— PROVIDED MATERIAL —
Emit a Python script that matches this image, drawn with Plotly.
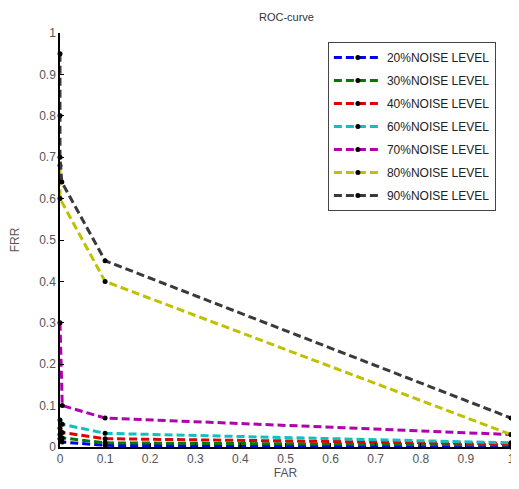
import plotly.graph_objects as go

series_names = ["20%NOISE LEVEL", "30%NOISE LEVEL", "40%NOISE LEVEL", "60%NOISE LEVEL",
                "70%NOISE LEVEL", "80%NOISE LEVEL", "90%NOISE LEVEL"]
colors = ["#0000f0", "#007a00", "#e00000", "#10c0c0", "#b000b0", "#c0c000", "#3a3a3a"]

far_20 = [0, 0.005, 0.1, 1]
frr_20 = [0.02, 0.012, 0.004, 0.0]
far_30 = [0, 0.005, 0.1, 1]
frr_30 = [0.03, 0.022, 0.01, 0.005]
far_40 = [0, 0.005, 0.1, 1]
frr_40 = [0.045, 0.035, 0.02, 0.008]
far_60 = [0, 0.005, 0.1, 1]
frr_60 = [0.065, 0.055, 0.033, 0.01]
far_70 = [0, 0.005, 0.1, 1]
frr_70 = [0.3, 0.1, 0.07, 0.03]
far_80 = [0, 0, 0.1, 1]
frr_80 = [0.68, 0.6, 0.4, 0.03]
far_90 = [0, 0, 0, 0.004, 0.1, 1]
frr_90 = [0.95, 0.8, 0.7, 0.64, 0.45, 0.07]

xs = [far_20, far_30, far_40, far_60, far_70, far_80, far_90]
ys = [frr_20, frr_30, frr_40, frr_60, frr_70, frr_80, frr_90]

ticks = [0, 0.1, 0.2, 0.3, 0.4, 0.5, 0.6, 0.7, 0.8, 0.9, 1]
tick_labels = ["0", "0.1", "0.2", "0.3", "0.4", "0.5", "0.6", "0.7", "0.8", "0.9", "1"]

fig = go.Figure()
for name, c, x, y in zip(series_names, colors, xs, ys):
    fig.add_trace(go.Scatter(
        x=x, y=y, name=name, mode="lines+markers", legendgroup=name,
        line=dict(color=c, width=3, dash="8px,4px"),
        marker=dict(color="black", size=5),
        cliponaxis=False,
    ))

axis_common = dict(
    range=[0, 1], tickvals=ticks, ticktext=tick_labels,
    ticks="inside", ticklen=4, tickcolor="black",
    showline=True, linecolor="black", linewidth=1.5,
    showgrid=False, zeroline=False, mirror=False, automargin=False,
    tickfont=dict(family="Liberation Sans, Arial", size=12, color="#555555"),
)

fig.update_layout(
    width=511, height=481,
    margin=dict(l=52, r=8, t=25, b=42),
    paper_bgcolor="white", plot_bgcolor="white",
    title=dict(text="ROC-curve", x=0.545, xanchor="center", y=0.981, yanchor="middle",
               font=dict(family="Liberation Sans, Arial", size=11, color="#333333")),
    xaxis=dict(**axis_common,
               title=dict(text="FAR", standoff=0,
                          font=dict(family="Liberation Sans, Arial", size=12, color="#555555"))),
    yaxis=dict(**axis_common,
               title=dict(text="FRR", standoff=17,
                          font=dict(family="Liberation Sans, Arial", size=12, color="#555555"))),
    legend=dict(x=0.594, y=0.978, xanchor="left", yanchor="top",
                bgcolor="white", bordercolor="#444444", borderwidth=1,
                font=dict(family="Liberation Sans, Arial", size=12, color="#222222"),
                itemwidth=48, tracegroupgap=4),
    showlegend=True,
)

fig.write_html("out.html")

— TASK TO CARRY OUT —
Leave the images out, please, and restate each line word for word.

— WRITTEN REPLY —
Emit a Python script that matches this image, drawn with Plotly.
import plotly.graph_objects as go

series_names = ["20%NOISE LEVEL", "30%NOISE LEVEL", "40%NOISE LEVEL", "60%NOISE LEVEL",
                "70%NOISE LEVEL", "80%NOISE LEVEL", "90%NOISE LEVEL"]
colors = ["#0000f0", "#007a00", "#e00000", "#10c0c0", "#b000b0", "#c0c000", "#3a3a3a"]

far_20 = [0, 0.005, 0.1, 1]
frr_20 = [0.02, 0.012, 0.004, 0.0]
far_30 = [0, 0.005, 0.1, 1]
frr_30 = [0.03, 0.022, 0.01, 0.005]
far_40 = [0, 0.005, 0.1, 1]
frr_40 = [0.045, 0.035, 0.02, 0.008]
far_60 = [0, 0.005, 0.1, 1]
frr_60 = [0.065, 0.055, 0.033, 0.01]
far_70 = [0, 0.005, 0.1, 1]
frr_70 = [0.3, 0.1, 0.07, 0.03]
far_80 = [0, 0, 0.1, 1]
frr_80 = [0.68, 0.6, 0.4, 0.03]
far_90 = [0, 0, 0, 0.004, 0.1, 1]
frr_90 = [0.95, 0.8, 0.7, 0.64, 0.45, 0.07]

xs = [far_20, far_30, far_40, far_60, far_70, far_80, far_90]
ys = [frr_20, frr_30, frr_40, frr_60, frr_70, frr_80, frr_90]

ticks = [0, 0.1, 0.2, 0.3, 0.4, 0.5, 0.6, 0.7, 0.8, 0.9, 1]
tick_labels = ["0", "0.1", "0.2", "0.3", "0.4", "0.5", "0.6", "0.7", "0.8", "0.9", "1"]

fig = go.Figure()
for name, c, x, y in zip(series_names, colors, xs, ys):
    fig.add_trace(go.Scatter(
        x=x, y=y, name=name, mode="lines+markers", legendgroup=name,
        line=dict(color=c, width=3, dash="8px,4px"),
        marker=dict(color="black", size=5),
        cliponaxis=False,
    ))

axis_common = dict(
    range=[0, 1], tickvals=ticks, ticktext=tick_labels,
    ticks="inside", ticklen=4, tickcolor="black",
    showline=True, linecolor="black", linewidth=1.5,
    showgrid=False, zeroline=False, mirror=False, automargin=False,
    tickfont=dict(family="Liberation Sans, Arial", size=12, color="#555555"),
)

fig.update_layout(
    width=511, height=481,
    margin=dict(l=52, r=8, t=25, b=42),
    paper_bgcolor="white", plot_bgcolor="white",
    title=dict(text="ROC-curve", x=0.545, xanchor="center", y=0.981, yanchor="middle",
               font=dict(family="Liberation Sans, Arial", size=11, color="#333333")),
    xaxis=dict(**axis_common,
               title=dict(text="FAR", standoff=0,
                          font=dict(family="Liberation Sans, Arial", size=12, color="#555555"))),
    yaxis=dict(**axis_common,
               title=dict(text="FRR", standoff=17,
                          font=dict(family="Liberation Sans, Arial", size=12, color="#555555"))),
    legend=dict(x=0.594, y=0.978, xanchor="left", yanchor="top",
                bgcolor="white", bordercolor="#444444", borderwidth=1,
                font=dict(family="Liberation Sans, Arial", size=12, color="#222222"),
                itemwidth=48, tracegroupgap=4),
    showlegend=True,
)

fig.write_html("out.html")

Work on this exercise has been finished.